Le rêve fou d’un empereur…
Nous sommes au début du XIVe siècle. L’empire du Mali, l’un des plus puissants de son temps, rayonne sur l’Afrique de l’Ouest. Son souverain, Aboubakari II (ou Abubakar II, Bakari II), règne brièvement entre 1310 et 1312. Mais son ambition dépasse largement les frontières de son empire : il veut savoir ce qui se trouve au-delà de l’Atlantique.
L’histoire nous est rapportée par l’historien syrien Shihab al-Din al-Umari (1300-1349), qui, dans son encyclopédie Masalik Al-Absar, raconte que lors de son pèlerinage à La Mecque en 1324, le grand empereur Kankou Moussa, successeur d’Aboubakari, aurait confié à des érudits égyptiens que son prédécesseur avait lancé deux expéditions maritimes. La première flotte de 200 navires ne revint pas, sauf un seul bateau dont l’équipage raconta avoir été emporté par un courant puissant. Plutôt que de renoncer, Aboubakari II aurait alors rassemblé 2 000 navires et pris la mer lui-même… pour ne jamais revenir.
Des indices troublants d’une présence africaine en Amérique
Si l’histoire semble digne d’un roman d’aventure, certains chercheurs estiment qu’elle repose sur des faits. D’ailleurs, Pathé Diagne en parle dans ouvrage « Bakari II (1312) et Christophe Colomb (1492) : À la rencontre de Tarana ou l’Amérique » (1992.) Il en est de même avec Gaoussou Diawara, auteur de « La Saga d’Abubakari II », qui a également approfondi cette théorie.
Des éléments troublants émergent. En effet, Christophe Colomb mentionne dans ses écrits des peuples à la peau noire en Amérique. De plus, des sculptures mésoaméricaines arborent des traits africains distincts. Enfin, selon des chercheurs sud-américains, des lances en or découvertes en Amérique du Sud présentent des similitudes avec celles du Mali médiéval. Le film documentaire « African Glory » de Thierry Bugaud évoque largement ces découvertes. Serions-nous en face d’une véritable épopée africaine ?
Dans la même foulée, l’historien Ivan Van Sertima, à l’issue de ses recherches, produira le livre intitulé « They Came Before Columbus » édition (1976.) Il va plus loin en suggérant que les courants marins de l’Atlantique auraient pu permettre à des navires maliens de dériver jusqu’aux côtes américaines. Certains chercheurs ont même exploré des traces linguistiques entre le mandingue et des langues indigènes américaines.
Pourquoi cette histoire a-t-elle été effacée ?
Si Aboubakari II a bien atteint l’Amérique, pourquoi son histoire est-elle si peu connue ? Est-ce un récit qui dérange ? Si oui, pourquoi ? L’idée qu’un empereur africain ait traversé l’Atlantique avant les Européens et peut-être découvert l’Amérique, bouleverse le récit classique des grandes découvertes. Pendant des siècles, l’histoire a été racontée d’un point de vue eurocentrique, minimisant les rares explorations africaines.

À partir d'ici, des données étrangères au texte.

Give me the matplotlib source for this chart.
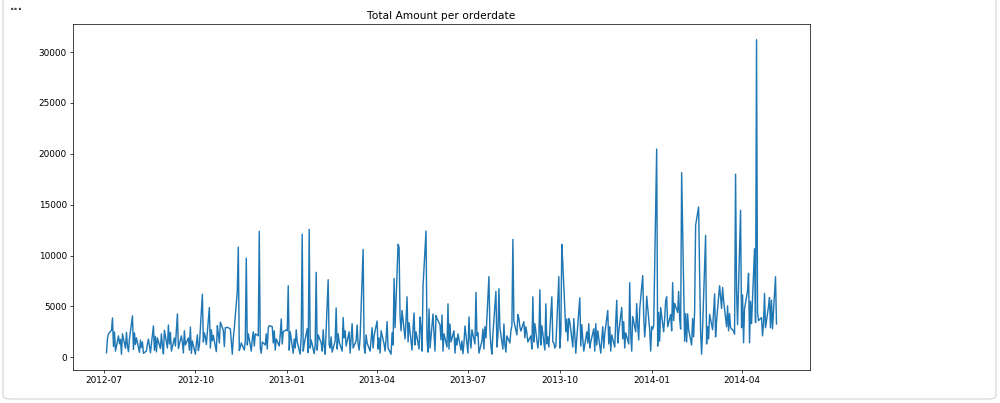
import pandas as pd
import numpy as np
import matplotlib
matplotlib.use("Agg")
import matplotlib.pyplot as plt
import matplotlib.dates as mdates
from matplotlib.patches import FancyBboxPatch

# daily totals (business days), one list per month
m2012_07 = [440, 1860, 2310, 2650, 3860, 1050, 2480, 600, 2100, 1320, 1750, 290, 2300, 880, 2450, 1100, 540, 1850, 4060, 760]
m2012_08 = [2400, 1250, 1900, 480, 1680, 950, 1500, 380, 620, 1320, 1780, 1100, 450, 3070, 680, 2050, 520, 1900, 850, 2300, 1150, 320, 2650]
m2012_09 = [900, 3170, 1300, 2450, 600, 1900, 1100, 2700, 4260, 850, 2100, 1500, 420, 2600, 1200, 1900, 700, 2970, 380, 1600]
m2012_10 = [300, 1350, 2200, 650, 1150, 6200, 1500, 2400, 2000, 1250, 4880, 900, 2700, 1600, 2150, 550, 3100, 2300, 1400, 3450, 2650, 1050, 2900]
m2012_11 = [2900, 2950, 2800, 1500, 300, 1900, 2850, 6470, 10820, 650, 1000, 1400, 700, 1600, 9730, 1200, 2300, 600, 1800, 2500, 1100, 2300]
m2012_12 = [2100, 12380, 900, 400, 1500, 1200, 2300, 800, 2900, 3100, 3000, 1400, 2600, 700, 1800, 1100, 2200, 3760, 1300, 2500, 2700]
m2013_01 = [2600, 7030, 700, 2500, 400, 1800, 900, 2700, 1500, 300, 2100, 12080, 600, 1300, 2800, 450, 12570, 900, 1700, 350, 1200, 8350, 700]
m2013_02 = [2200, 1400, 600, 2700, 1100, 300, 7620, 1200, 900, 2000, 500, 1600, 4850, 800, 2300, 1500, 600, 3900, 1900, 2600]
m2013_03 = [1100, 2500, 400, 1800, 3300, 900, 1600, 3170, 1300, 700, 1900, 10600, 1000, 400, 2200, 1400, 600, 1800, 2900, 900, 2100]
m2013_04 = [3560, 800, 1900, 400, 2600, 1300, 600, 1800, 3500, 900, 300, 2400, 1200, 7750, 2900, 11090, 10820, 4000, 2600, 4600, 1800, 3700]
m2013_05 = [5940, 1500, 3400, 700, 2800, 4350, 1200, 2500, 800, 3960, 2900, 600, 7000, 12400, 1800, 500, 4750, 900, 4250, 2300, 600, 4100, 3800]
m2013_06 = [3200, 1700, 4160, 600, 2300, 1000, 5250, 800, 3270, 1500, 2600, 400, 1900, 1200, 2300, 700, 1600, 350, 1400, 3070]
m2013_07 = [400, 3960, 1800, 900, 2700, 1300, 6370, 2100, 2400, 400, 1600, 2770, 800, 3000, 1900, 7920, 2600, 1100, 300, 2300, 6470, 1000, 2200]
m2013_08 = [6730, 2900, 800, 3270, 1200, 500, 2100, 1400, 2600, 3100, 11580, 3560, 2200, 4200, 3800, 3000, 2570, 3500, 1900, 3000, 2400, 1500]
m2013_09 = [2100, 800, 5940, 1500, 3300, 900, 1800, 6630, 1200, 3100, 700, 5250, 1300, 2000, 1000, 5940, 1500, 1400, 900, 1100, 7920]
m2013_10 = [900, 2300, 11090, 9200, 2500, 3760, 1600, 3800, 3500, 1000, 3800, 2200, 400, 1900, 5840, 1100, 3200, 1800, 600, 2500, 1400, 3300, 900]
m2013_11 = [1500, 2800, 600, 3300, 1200, 2600, 400, 1800, 3000, 900, 2300, 4600, 1300, 3000, 600, 2200, 1000, 3500, 5600, 1400, 2500]
m2013_12 = [4900, 1800, 3500, 900, 2400, 1300, 7330, 2200, 600, 4000, 2500, 5280, 3100, 1700, 4700, 8020, 4100, 2000, 3300, 6000, 2700, 600]
m2014_01 = [3000, 2770, 3100, 20470, 1090, 4390, 1580, 4880, 2500, 3800, 5540, 5940, 3000, 4200, 2600, 7330, 3600, 5300, 4400, 6470, 3800, 2770, 18150]
m2014_02 = [1580, 4290, 1500, 4260, 2700, 1200, 3800, 2000, 4500, 12970, 14780, 8200, 2500, 300, 2900, 11980, 1300, 3000, 1800, 4220]
m2014_03 = [2700, 4500, 6240, 2000, 3600, 7030, 5900, 4800, 6860, 5600, 3000, 5050, 2600, 4300, 2900, 2600, 2280, 18000, 6530, 3200, 14450]
m2014_04 = [2900, 6140, 1420, 4800, 6500, 8250, 1420, 5500, 3300, 10660, 3400, 31220, 4400, 3600, 3900, 2100, 3300, 6270, 2900, 5000, 5870, 2900]
m2014_05 = [5600, 2800, 7920, 3270]

months = [
    ("2012-07-04", m2012_07), ("2012-08-01", m2012_08), ("2012-09-01", m2012_09),
    ("2012-10-01", m2012_10), ("2012-11-01", m2012_11), ("2012-12-01", m2012_12),
    ("2013-01-01", m2013_01), ("2013-02-01", m2013_02), ("2013-03-01", m2013_03),
    ("2013-04-01", m2013_04), ("2013-05-01", m2013_05), ("2013-06-01", m2013_06),
    ("2013-07-01", m2013_07), ("2013-08-01", m2013_08), ("2013-09-01", m2013_09),
    ("2013-10-01", m2013_10), ("2013-11-01", m2013_11), ("2013-12-01", m2013_12),
    ("2014-01-01", m2014_01), ("2014-02-01", m2014_02), ("2014-03-01", m2014_03),
    ("2014-04-01", m2014_04), ("2014-05-01", m2014_05),
]

dates = []
amounts = []
for start, vals in months:
    days = pd.bdate_range(start, pd.Timestamp(start) + pd.offsets.MonthEnd(0))
    for d, v in zip(days, vals):
        dates.append(d)
        amounts.append(v)

df = pd.DataFrame({"orderdate": dates, "amount": amounts})

fig = plt.figure(figsize=(1000 / 64, 403 / 64), dpi=64)
ax = fig.add_axes([73 / 1000, 33 / 403, 737 / 1000, 346 / 403])
ax.plot(df["orderdate"], df["amount"], linewidth=1.6)
ax.set_title("Total Amount per orderdate")
ax.xaxis.set_major_locator(mdates.MonthLocator(bymonth=[1, 4, 7, 10]))
ax.xaxis.set_major_formatter(mdates.DateFormatter("%Y-%m"))

# notebook output frame
frame = FancyBboxPatch((3 / 1000, 4 / 403), 993 / 1000, 420 / 403,
                       boxstyle="round,pad=0,rounding_size=0.008",
                       transform=fig.transFigure, fill=False,
                       edgecolor="#d4d4d4", linewidth=1.2, zorder=-1)
fig.patches.append(frame)
fig.text(10 / 1000, 1 - 7 / 403, "...", fontsize=13, fontweight="bold",
         color="#444444", ha="left", va="center")

fig.savefig("out.png", dpi=64)
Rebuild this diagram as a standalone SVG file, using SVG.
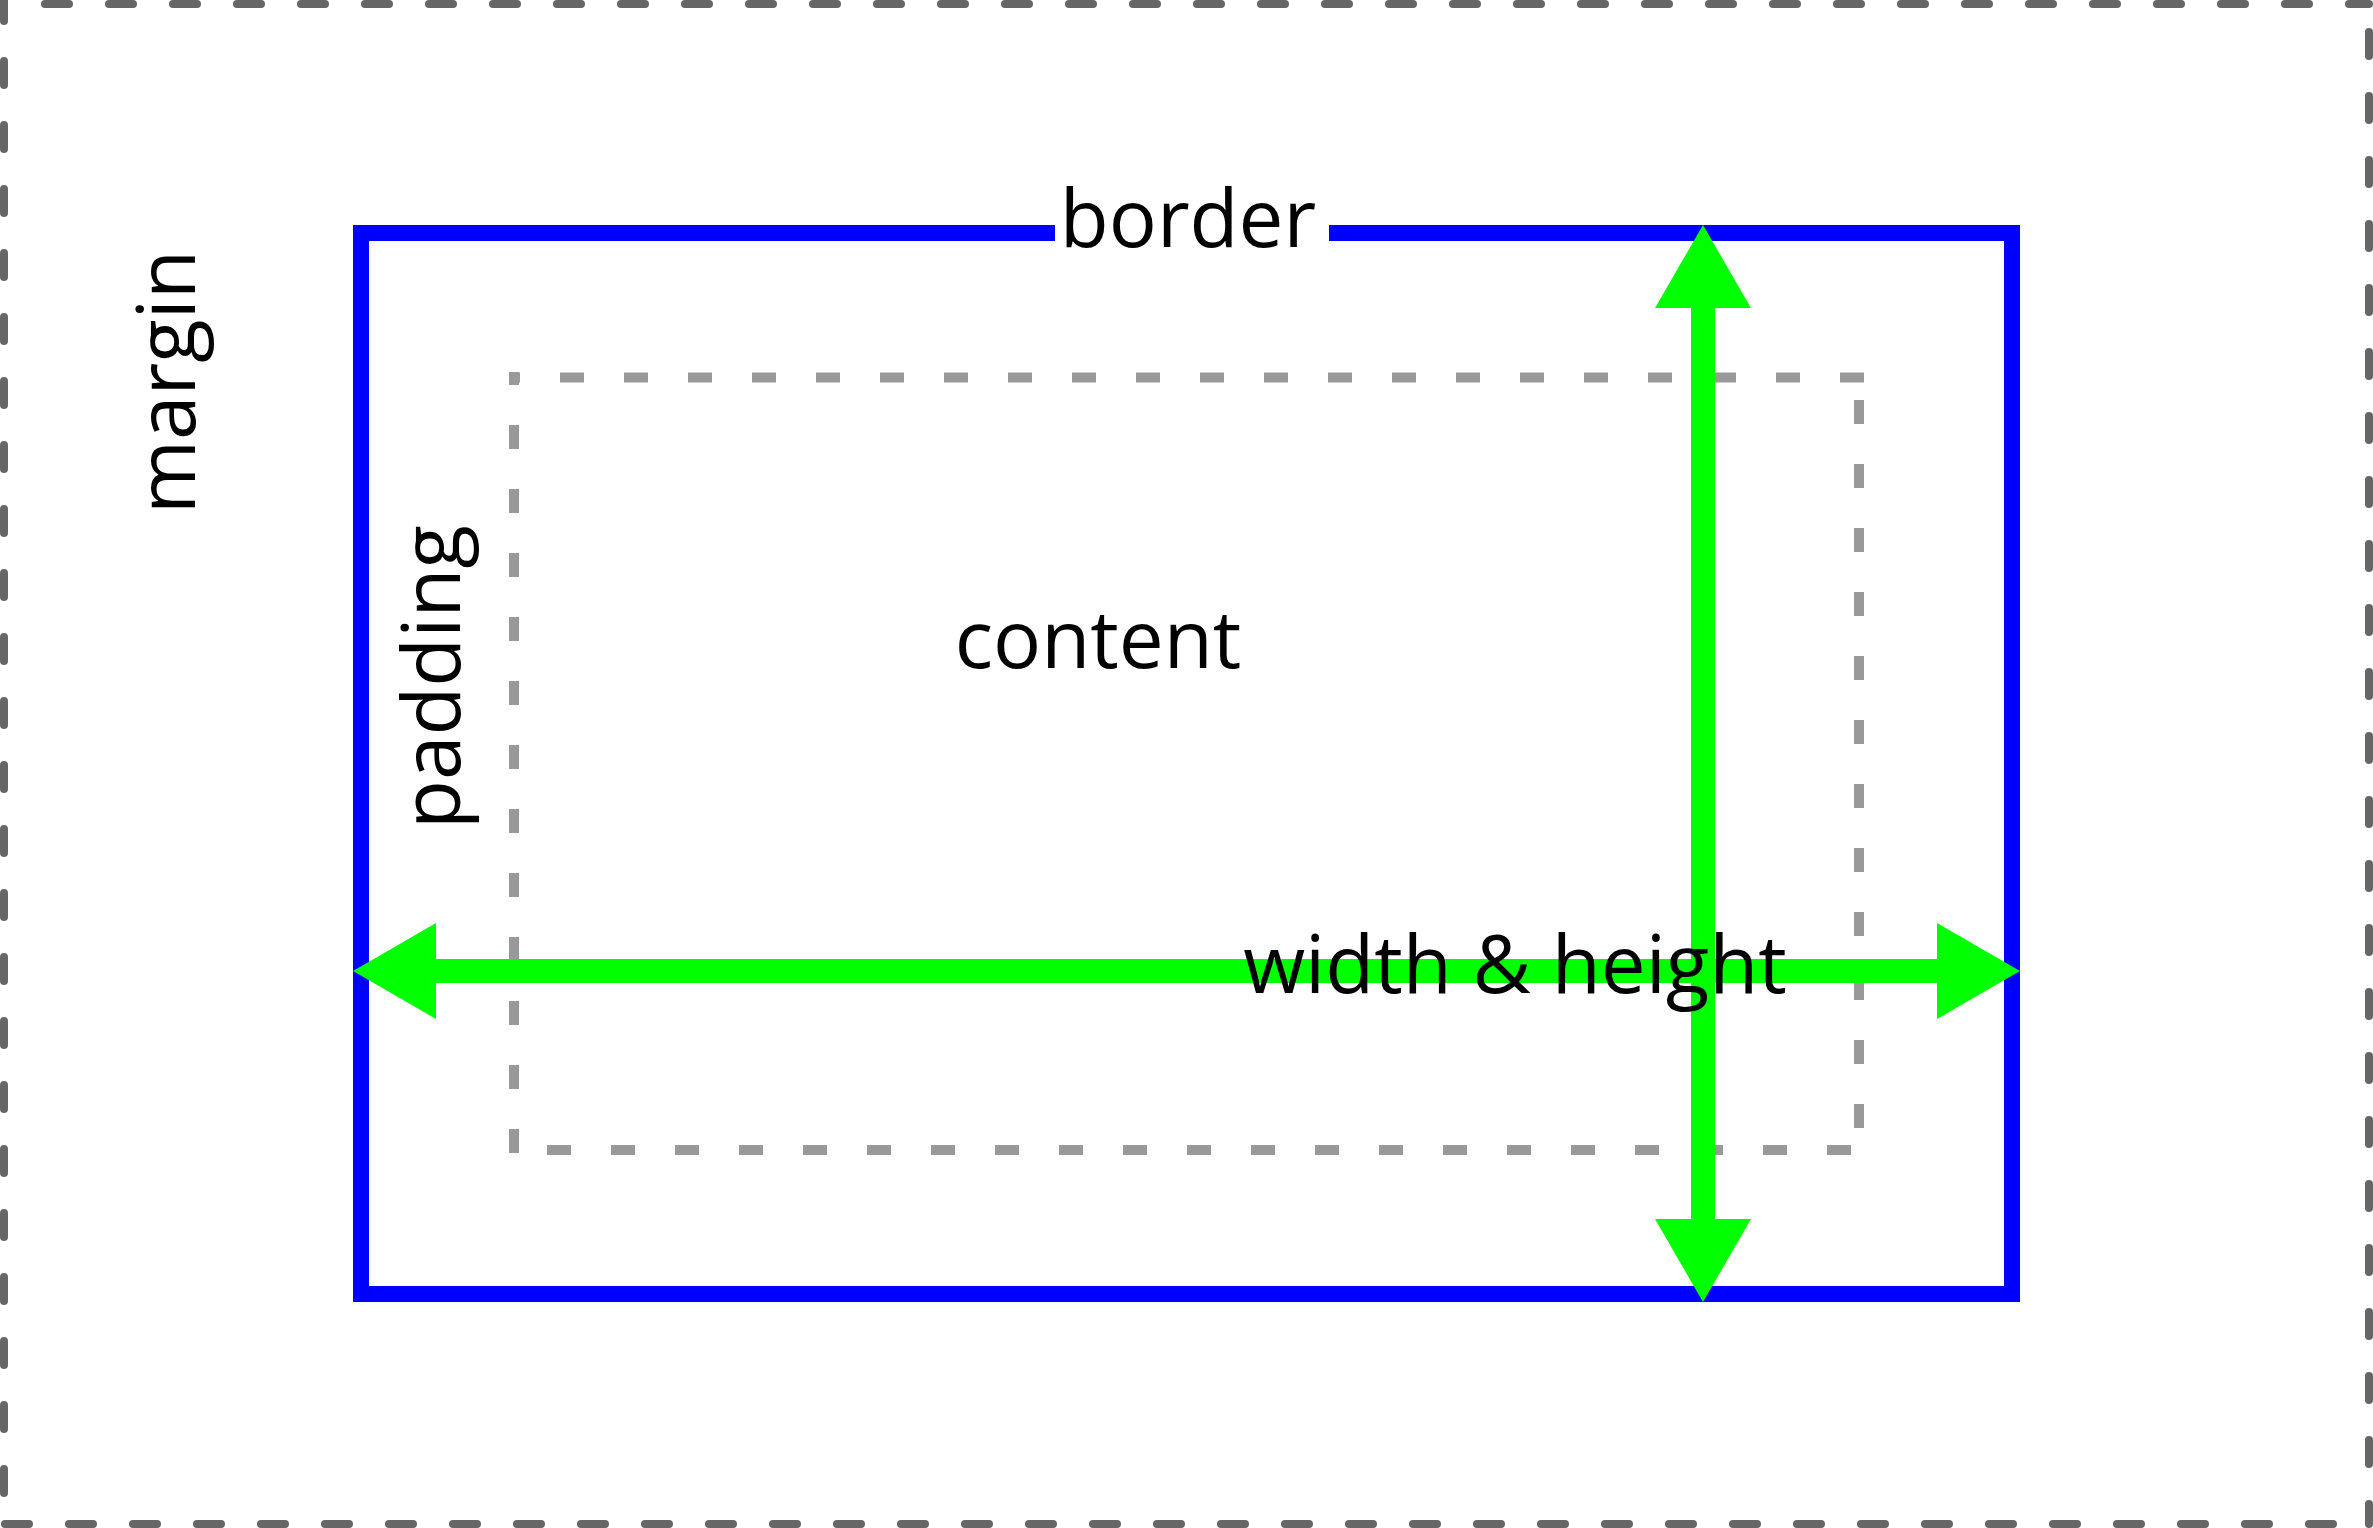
<svg xmlns="http://www.w3.org/2000/svg" width="2373" height="1528" viewBox="0 0 2373 1528">
  <style>
    .margin-line { stroke: #666666; stroke-width: 8; stroke-linecap: round; stroke-dasharray: 24 40; fill: none; }
    .pad-line { stroke: #999999; stroke-width: 10; stroke-linecap: butt; stroke-dasharray: 24 40; fill: none; }
    .border-line { stroke: #0000ff; stroke-width: 16; stroke-linejoin: miter; fill: none; }
    .arrow { stroke: #00ff00; stroke-width: 24; fill: none; marker-start: url(#head); marker-end: url(#head); }
    .label { font-family: "Open Sans", "Noto Sans", sans-serif; font-size: 80px; font-weight: 500; fill: #000000; text-anchor: middle; }
  </style>
  <defs>
    <marker id="head" viewBox="0 0 83 96" markerWidth="83" markerHeight="96" refX="0" refY="48" markerUnits="userSpaceOnUse" orient="auto-start-reverse">
      <path d="M0,0 L83,48 L0,96 Z" fill="#00ff00"/>
    </marker>
  </defs>
  <rect x="0" y="0" width="2373" height="1528" fill="#ffffff"/>

  <g id="margin">
    <line class="margin-line" x1="45" y1="4" x2="2369" y2="4"/>
    <line class="margin-line" x1="4" y1="-3" x2="4" y2="1524"/>
    <line class="margin-line" x1="2369" y1="32" x2="2369" y2="1524"/>
    <line class="margin-line" x1="5" y1="1524" x2="2369" y2="1524"/>
    <text class="label" transform="translate(195,382) rotate(-90)">margin</text>
  </g>

  <g id="padding">
    <line class="pad-line" x1="509" y1="377.5" x2="1864" y2="377.5" stroke-dashoffset="13"/>
    <line class="pad-line" x1="514" y1="372" x2="514" y2="1155" stroke-dashoffset="11"/>
    <line class="pad-line" x1="1859" y1="372" x2="1859" y2="1155" stroke-dashoffset="36"/>
    <line class="pad-line" x1="509" y1="1150" x2="1864" y2="1150" stroke-dashoffset="26"/>
    <text class="label" transform="translate(460,677) rotate(-90)">padding</text>
  </g>

  <g id="border">
    <path class="border-line" d="M1055,233 H361 V1294 H2012 V233 H1329"/>
    <text class="label" x="1188" y="247">border</text>
  </g>

  <g id="connectors">
    <line class="arrow" x1="436" y1="971" x2="1937" y2="971"/>
    <line class="arrow" x1="1703" y1="308" x2="1703" y2="1219"/>
  </g>

  <g id="content">
    <text class="label" x="1098" y="668">content</text>
  </g>

  <g id="width-height">
    <text class="label" x="1515" y="993">width &amp; height</text>
  </g>
</svg>
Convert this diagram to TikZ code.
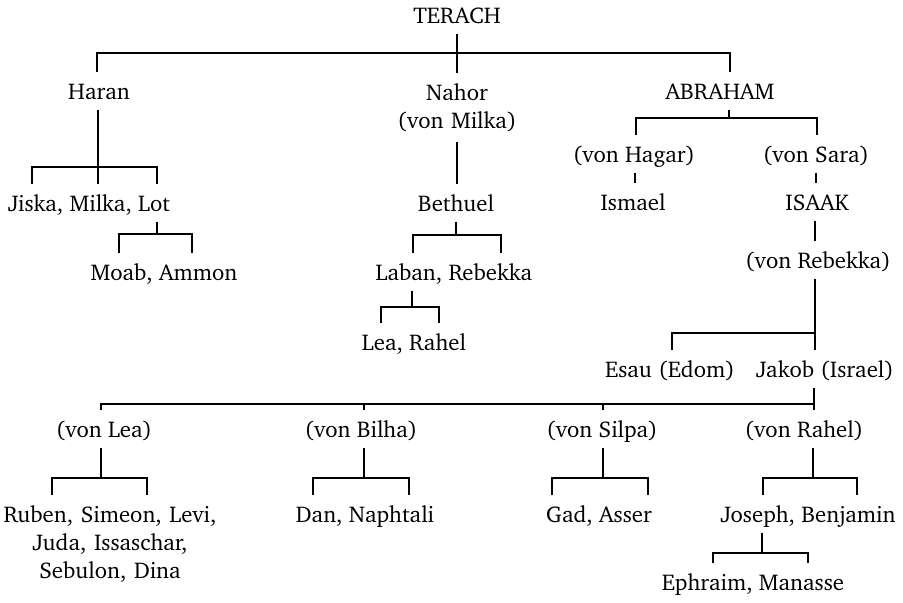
\documentclass[tikz,border=0pt]{standalone}
\usepackage[T1]{fontenc}
\usepackage{charter}
\usepackage{tikz}

\begin{document}
\begin{tikzpicture}[x = 0.5pt, y = -0.5pt, line width = 0.7pt,
    person/.style = {anchor = base, inner xsep = 0pt, inner ysep = 5pt, text height = 8pt, text depth = 0pt, font = \fontsize{11.4pt}{14.2pt}\selectfont},
    persons/.style = {person, text depth = {}, align = center, text width = #1}]
      \useasboundingbox (0, 0) rectangle (903, 602);

      \node[person] (terach) at (457, 23) {TERACH};
      \node[person] (haran) at (99, 99) {Haran};
      \node[persons = 90pt] (nahor) at (457, 100) {Nahor\\(von Milka)};
      \node[person] (abraham) at (720, 99) {ABRAHAM};
      \node[person] (hagar) at (634, 162) {(von Hagar)};
      \node[person] (sara) at (816, 162) {(von Sara)};
      \node[person] (jml) at (89, 211) {Jiska, Milka, Lot};
      \node[person] (bethuel) at (456, 211) {Bethuel};
      \node[person] (ismael) at (633, 210) {Ismael};
      \node[person] (isaak) at (817, 210) {ISAAK};
      \node[person] (moab) at (164, 280) {Moab, Ammon};
      \node[person] (laban) at (454, 280) {Laban, Rebekka};
      \node[person] (rebekka) at (818, 268) {(von Rebekka)};
      \node[person] (lea) at (414, 350) {Lea, Rahel};
      \node[person] (esau) at (670, 377) {Esau (Edom)};
      \node[person] (jakob) at (825, 377) {Jakob (Israel)};
      \node[person] (vlea) at (104, 437) {(von Lea)};
      \node[person] (vbilha) at (361, 437) {(von Bilha)};
      \node[person] (vsilpa) at (602, 437) {(von Silpa)};
      \node[person] (vrahel) at (804, 437) {(von Rahel)};
      \node[persons = 140pt] (ruben) at (110, 522) {Ruben, Simeon, Levi,\\Juda, Issaschar,\\Sebulon, Dina};
      \node[person] (dan) at (365, 522) {Dan, Naphtali};
      \node[person] (gad) at (599, 522) {Gad, Asser};
      \node[person] (joseph) at (808, 522) {Joseph, Benjamin};
      \node[person] (ephraim) at (753, 590) {Ephraim, Manasse};

      \draw (terach.south) -- (terach.south |- nahor.north);
      \draw (97, 0 |- haran.north) |- (730, 53) -- (730, 0 |- abraham.north);

      \draw (98, 0 |- haran.south) -- (98, 0 |- jml.north);
      \draw (32, 0 |- jml.north) |- (157, 167) -- (157, 0 |- jml.north);
      \draw (157, 0 |- jml.south) -- (157, 234);
      \draw (119, 0 |- moab.north) |- (192, 234) -- (192, 0 |- moab.north);

      \draw (nahor.south) -- (nahor.south |- bethuel.north);
      \draw (bethuel.south) -- (bethuel.south |- 0, 235);
      \draw (413, 0 |- laban.north) |- (501, 235) -- (501, 0 |- laban.north);
      \draw (412, 0 |- laban.south) -- (412, 307);
      \draw (381, 0 |- lea.north) |- (439, 307) -- (439, 0 |- lea.north);

      \draw (729, 0 |- abraham.south) -- (729, 118);
      \draw (636, 0 |- hagar.north) |- (817, 118) -- (817, 0 |- sara.north);
      \draw (635, 0 |- hagar.south) -- (635, 0 |- ismael.north);
      \draw (816, 0 |- sara.south) -- (816, 0 |- isaak.north);
      \draw (815, 0 |- isaak.south) -- (815, 0 |- rebekka.north);
      \draw (815, 0 |- rebekka.south) -- (815, 0 |- jakob.north);
      \draw (672, 0 |- esau.north) |- (815, 333);

      \draw (814, 0 |- jakob.south) -- (814, 0 |- vrahel.north);
      \draw (101, 0 |- vlea.north) |- (814, 404);
      \draw (364, 0 |- vbilha.north) -- (364, 404);
      \draw (603, 0 |- vsilpa.north) -- (603, 404);
      \foreach \m/\x/\c/\l/\r in {vlea/101/ruben/52/147, vbilha/364/dan/313/409, vsilpa/603/gad/552/648, vrahel/813/joseph/763/857}
        \draw (\x, 0 |- \m.south) -- (\x, 478) (\l, 0 |- \c.north) |- (\r, 478) -- (\r, 0 |- \c.north);

      \draw (762, 0 |- joseph.south) -- (762, 553);
      \draw (713, 0 |- ephraim.north) |- (808, 553) -- (808, 0 |- ephraim.north);

    \end{tikzpicture}
\end{document}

Une censure dans le monde mandingue ?
De son côté, l’historien Djibril Tamsir Niane avance une surprenante hypothèse : Aboubakari II aurait été volontairement effacé des récits mandingues. Son voyage pouvait être perçu comme une folie, une fuite irresponsable du pouvoir à une époque où le pèlerinage à La Mecque était considéré comme l’accomplissement ultime. Pour étayer cette théorie, le professeur Gaoussou Diawara pense que les griots maliens ont délibérément tu l’histoire d’Abubakari II, la voyant comme un gâchis de ressources et surtout un abandon du trône.
Un mythe ou une vérité à redécouvrir ?
À ce jour, beaucoup d’historiens restent sceptiques. Maurice Delafosse (1870-1926), africaniste français, ne mentionne pas Aboubakari II dans sa chronologie des empereurs du Mali. Charles Monteil (1871-1949) souligne que son nom n’apparaît dans aucune tradition orale mandingue. Cependant, d’autres estiment que cette traversée était technologiquement possible. En 2023, le documentaire « African Glory » de Thierry Bugaud a relancé le débat, laissant penser que cette expédition a non seulement existé mais a été une réussite.
Un nouvel éclairage sur l’histoire ?
Si cette hypothèse se confirmait, elle transformerait notre vision du rôle de l’Afrique dans l’histoire mondiale. On cesserait de voir le continent uniquement comme une victime de la traite négrière pour le considérer aussi comme un acteur des échanges transatlantiques, bien avant la colonisation. Ce récit soulève une question plus vaste : combien d’autres histoires ont été effacées ou réécrites ? Il est crucial de promouvoir des recherches sur l’histoire africaine et d’encourager une réévaluation des récits historiques, afin de donner une voix aux explorateurs souvent oubliés.